Return all lines that include the string "with".
>>>>
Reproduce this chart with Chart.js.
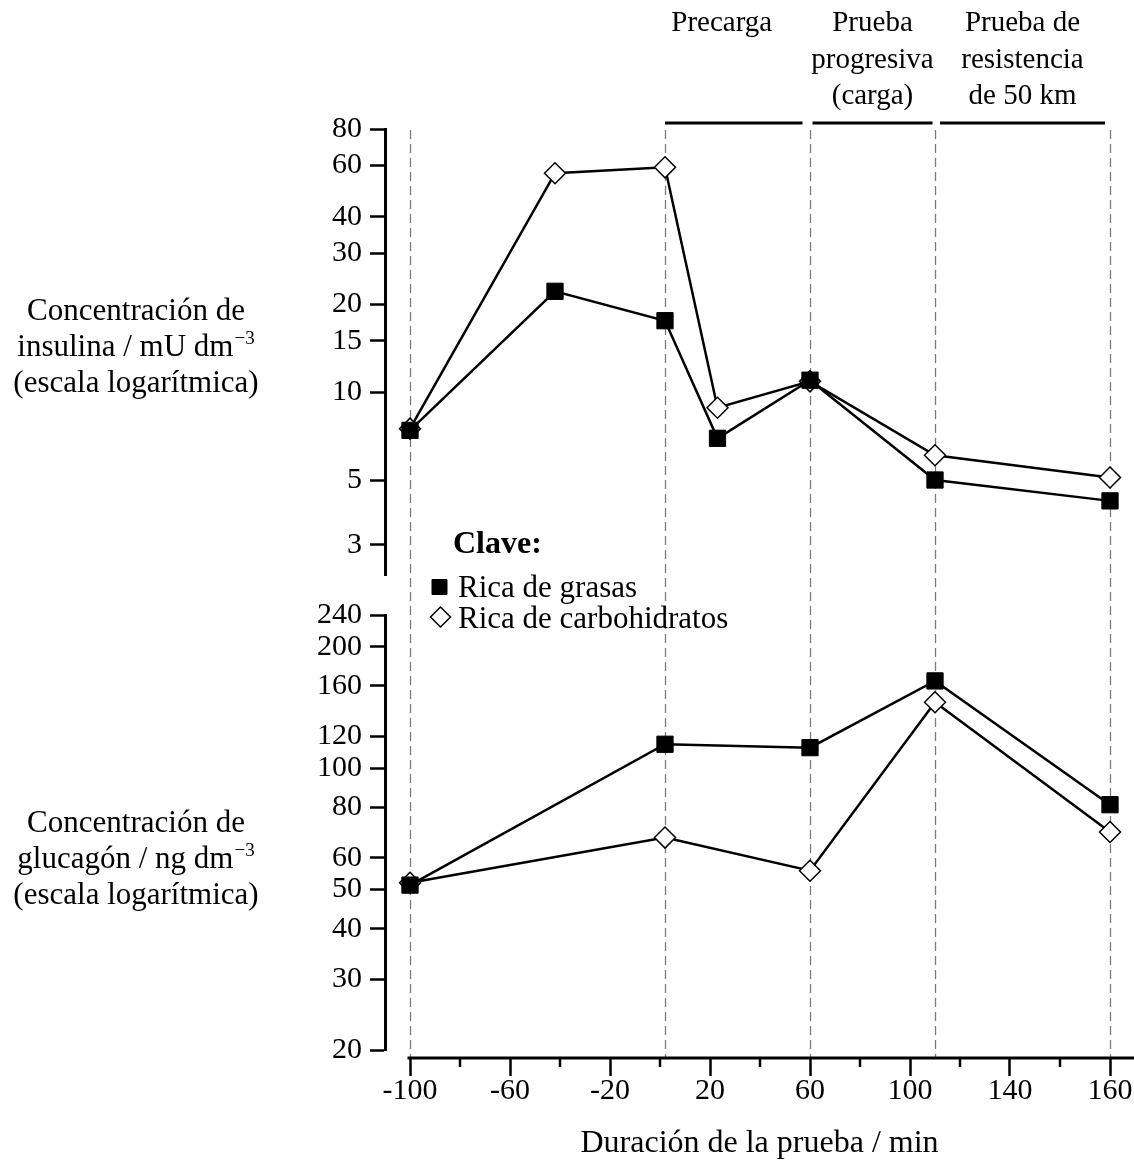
<!DOCTYPE html>
<html lang="es">
<head>
<meta charset="utf-8">
<title>Insulina y glucagón durante la prueba</title>
<script src="https://cdn.jsdelivr.net/npm/chart.js@4.4.1/dist/chart.umd.min.js"></script>
<style>
  html, body { margin: 0; padding: 0; background: #fff; }
  #wrap { width: 1134px; height: 1169px; }
</style>
</head>
<body>
<div id="wrap"><canvas id="chart" width="1134" height="1169"></canvas></div>
<script>
// Sampling times (min) and concentrations for the two diets
const insulinTimes     = [-100, -42, 2, 23, 60, 110, 160];
const insulinHighFat   = [7.4, 22.2, 17.6, 6.95, 11.0, 5.0, 4.24];
const insulinHighCarb  = [7.5, 56.4, 59.1, 8.85, 10.9, 6.08, 5.1];

const glucagonTimes    = [-100, 2, 60, 110, 160];
const glucagonHighFat  = [51.3, 114.7, 112.5, 164.7, 81.2];
const glucagonHighCarb = [52.0, 67.3, 55.7, 145.8, 69.5];

const seriesNames = ['Rica de grasas', 'Rica de carbohidratos'];

// Axis ticks
const xTickValues      = [-100, -60, -20, 20, 60, 100, 140, 160];
const xMinorTickValues = [-80, -40, 0, 40, 80, 120, 150];
const insulinTicks     = [3, 5, 10, 15, 20, 30, 40, 60, 80];
const glucagonTicks    = [20, 30, 40, 50, 60, 80, 100, 120, 160, 200, 240];

// Times marked by dashed guide lines
const markerTimes = [-100, 2, 60, 110, 160];

// Test phases
const phaseNames = [['Precarga'], ['Prueba', 'progresiva', '(carga)'], ['Prueba de', 'resistencia', 'de 50 km']];
const phaseStart = [2, 61, 112];
const phaseEnd   = [57, 109, 159];

const xTitle = 'Duración de la prueba / min';
const insulinTitle  = ['Concentración de', 'insulina / mU dm^−3', '(escala logarítmica)'];
const glucagonTitle = ['Concentración de', 'glucagón / ng dm^−3', '(escala logarítmica)'];
const legendTitle = 'Clave:';

const SERIF = '"Liberation Serif", "Times New Roman", serif';

// The time axis is drawn with the 140–160 interval stretched to twice its width
const STRETCH_FROM = 140;
const STRETCH = 2;
const toAxis = v => (v > STRETCH_FROM ? STRETCH_FROM + (v - STRETCH_FROM) * STRETCH : v);
const fromAxis = a => (a > STRETCH_FROM ? STRETCH_FROM + (a - STRETCH_FROM) / STRETCH : a);

class StretchedLinearScale extends Chart.LinearScale {
  static id = 'stretchedLinear';
  static defaults = Chart.LinearScale.defaults;
  getPixelForValue(value) {
    if (value === null || value === undefined) return NaN;
    return super.getPixelForValue(toAxis(value));
  }
  getValueForPixel(pixel) {
    return fromAxis(super.getValueForPixel(pixel));
  }
}
Chart.register(StretchedLinearScale);

const points = (xs, ys) => xs.map((x, i) => ({ x, y: ys[i] }));

const fatStyle = {
  borderColor: '#000', borderWidth: 2.5, tension: 0, fill: false,
  pointStyle: 'rect', pointRadius: 11.5, pointBackgroundColor: '#000',
  pointBorderColor: '#000', pointBorderWidth: 1
};
const carbStyle = {
  borderColor: '#000', borderWidth: 2.5, tension: 0, fill: false,
  pointStyle: 'rectRot', pointRadius: 10.5, pointBackgroundColor: '#fff',
  pointBorderColor: '#000', pointBorderWidth: 1.5
};

function drawRichLine(ctx, text, cx, baseline, size) {
  const parts = text.split('^');
  const mainFont = size + 'px ' + SERIF;
  const supFont = Math.round(size * 0.6) + 'px ' + SERIF;
  ctx.font = mainFont;
  const w0 = ctx.measureText(parts[0]).width;
  let w1 = 0;
  if (parts[1]) { ctx.font = supFont; w1 = ctx.measureText(parts[1]).width + 1; }
  const x = cx - (w0 + w1) / 2;
  ctx.textAlign = 'left';
  ctx.textBaseline = 'alphabetic';
  ctx.font = mainFont;
  ctx.fillText(parts[0], x, baseline);
  if (parts[1]) {
    ctx.font = supFont;
    ctx.fillText(parts[1], x + w0 + 1, baseline - size * 0.4);
  }
}

const decor = {
  id: 'decor',
  beforeDatasetsDraw(chart) {
    const { ctx, chartArea } = chart;
    const xs = chart.scales.x;
    ctx.save();
    ctx.strokeStyle = '#7a7a7a';
    ctx.lineWidth = 1.3;
    ctx.setLineDash([9, 5]);
    markerTimes.forEach(t => {
      const px = Math.round(xs.getPixelForValue(t)) + 0.5;
      ctx.beginPath();
      ctx.moveTo(px, chartArea.top + 1);
      ctx.lineTo(px, chartArea.bottom);
      ctx.stroke();
    });
    ctx.restore();
  },
  afterDraw(chart) {
    const { ctx, chartArea } = chart;
    const xs = chart.scales.x;
    ctx.save();
    ctx.strokeStyle = '#000';
    ctx.fillStyle = '#000';

    // time axis line and minor ticks
    const yAxis = chartArea.bottom;
    ctx.lineWidth = 3;
    ctx.beginPath();
    ctx.moveTo(xs.getPixelForValue(-101), yAxis);
    ctx.lineTo(xs.right, yAxis);
    ctx.stroke();
    ctx.lineWidth = 2.5;
    xMinorTickValues.forEach(t => {
      const px = xs.getPixelForValue(t);
      ctx.beginPath();
      ctx.moveTo(px, yAxis);
      ctx.lineTo(px, yAxis + 9);
      ctx.stroke();
    });

    // phase bars and their names
    ctx.lineWidth = 3;
    const nudge = [-12, 0, 0];
    phaseNames.forEach((lines, i) => {
      const x0 = xs.getPixelForValue(phaseStart[i]);
      const x1 = xs.getPixelForValue(phaseEnd[i]);
      ctx.beginPath();
      ctx.moveTo(x0, 123);
      ctx.lineTo(x1, 123);
      ctx.stroke();
      ctx.font = '29px ' + SERIF;
      ctx.textAlign = 'center';
      ctx.textBaseline = 'alphabetic';
      lines.forEach((ln, k) => ctx.fillText(ln, (x0 + x1) / 2 + nudge[i], 31 + k * 36.5));
    });

    // panel titles
    insulinTitle.forEach((ln, k) => drawRichLine(ctx, ln, 136, 320 + k * 36, 31));
    glucagonTitle.forEach((ln, k) => drawRichLine(ctx, ln, 136, 832 + k * 36, 31));

    // key
    ctx.textAlign = 'left';
    ctx.textBaseline = 'alphabetic';
    ctx.font = 'bold 32px ' + SERIF;
    ctx.fillText(legendTitle, 453, 553);
    const keyRows = [
      { ds: chart.data.datasets[0], cx: 439.5, cy: 587, base: 597, r: 10.6 },
      { ds: chart.data.datasets[1], cx: 440.5, cy: 617, base: 628, r: 10 }
    ];
    keyRows.forEach(row => {
      ctx.fillStyle = row.ds.pointBackgroundColor;
      ctx.strokeStyle = row.ds.pointBorderColor;
      ctx.lineWidth = row.ds.pointBorderWidth;
      Chart.helpers.drawPoint(ctx, { pointStyle: row.ds.pointStyle, radius: row.r, rotation: 0, borderWidth: row.ds.pointBorderWidth }, row.cx, row.cy);
      ctx.fillStyle = '#000';
      ctx.font = '31px ' + SERIF;
      ctx.fillText(row.ds.label, 458, row.base);
    });
    ctx.restore();
  }
};

const yTickFont = { family: SERIF, size: 30 };
const yAxisBase = {
  position: 'left',
  stack: 'panels',
  bounds: 'data',
  afterFit: s => { s.width = 385; },
  grid: { drawOnChartArea: false, drawTicks: true, tickLength: 15, tickWidth: 2.5, tickColor: '#000' },
  border: { display: true, color: '#000', width: 3 },
  ticks: { autoSkip: false, padding: 8, color: '#000', font: yTickFont, callback: v => String(v) }
};

new Chart(document.getElementById('chart'), {
  type: 'line',
  data: {
    datasets: [
      { label: seriesNames[0], data: points(insulinTimes, insulinHighFat), yAxisID: 'yIns', ...fatStyle },
      { label: seriesNames[1], data: points(insulinTimes, insulinHighCarb), yAxisID: 'yIns', ...carbStyle },
      { label: seriesNames[0], data: points(glucagonTimes, glucagonHighFat), yAxisID: 'yGlu', ...fatStyle },
      { label: seriesNames[1], data: points(glucagonTimes, glucagonHighCarb), yAxisID: 'yGlu', ...carbStyle }
    ]
  },
  options: {
    responsive: false,
    animation: false,
    events: [],
    layout: { autoPadding: false, padding: { top: 129, left: 0, right: 0, bottom: 0 } },
    plugins: { legend: { display: false }, tooltip: { enabled: false } },
    scales: {
      x: {
        type: 'stretchedLinear',
        min: -110, max: 189.6,
        bounds: 'data',
        afterBuildTicks: s => { s.ticks = xTickValues.map(v => ({ value: v })); },
        afterFit: s => { s.height = 111; s.paddingLeft = 0; s.paddingRight = 0; },
        grid: { display: true, drawOnChartArea: false, drawTicks: true, tickLength: 18, tickWidth: 2.5, tickColor: '#000' },
        border: { display: false },
        ticks: { autoSkip: false, maxRotation: 0, padding: -3, color: '#000', font: { family: SERIF, size: 30 }, callback: v => String(v) },
        title: { display: true, text: xTitle, color: '#000', font: { family: SERIF, size: 32, lineHeight: 1.2 }, padding: { top: 0, bottom: 6 } }
      },
      yIns: {
        ...yAxisBase, type: 'logarithmic', stackWeight: 446, weight: 4,
        min: 2.361, max: 80,
        afterBuildTicks: s => { s.ticks = insulinTicks.map(v => ({ value: v })); }
      },
      yGap: { type: 'linear', position: 'left', stack: 'panels', stackWeight: 40, weight: 3, display: false },
      yGlu: {
        ...yAxisBase, type: 'logarithmic', stackWeight: 435, weight: 2,
        min: 20, max: 240,
        afterBuildTicks: s => { s.ticks = glucagonTicks.map(v => ({ value: v })); }
      },
      yGap2: { type: 'linear', position: 'left', stack: 'panels', stackWeight: 8, weight: 1, display: false }
    }
  },
  plugins: [decor]
});
</script>
</body>
</html>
<<<<
▶ **RESULT OF THE EXERCISE**
Reproduce this chart with Chart.js.
// The time axis is drawn with the 140–160 interval stretched to twice its width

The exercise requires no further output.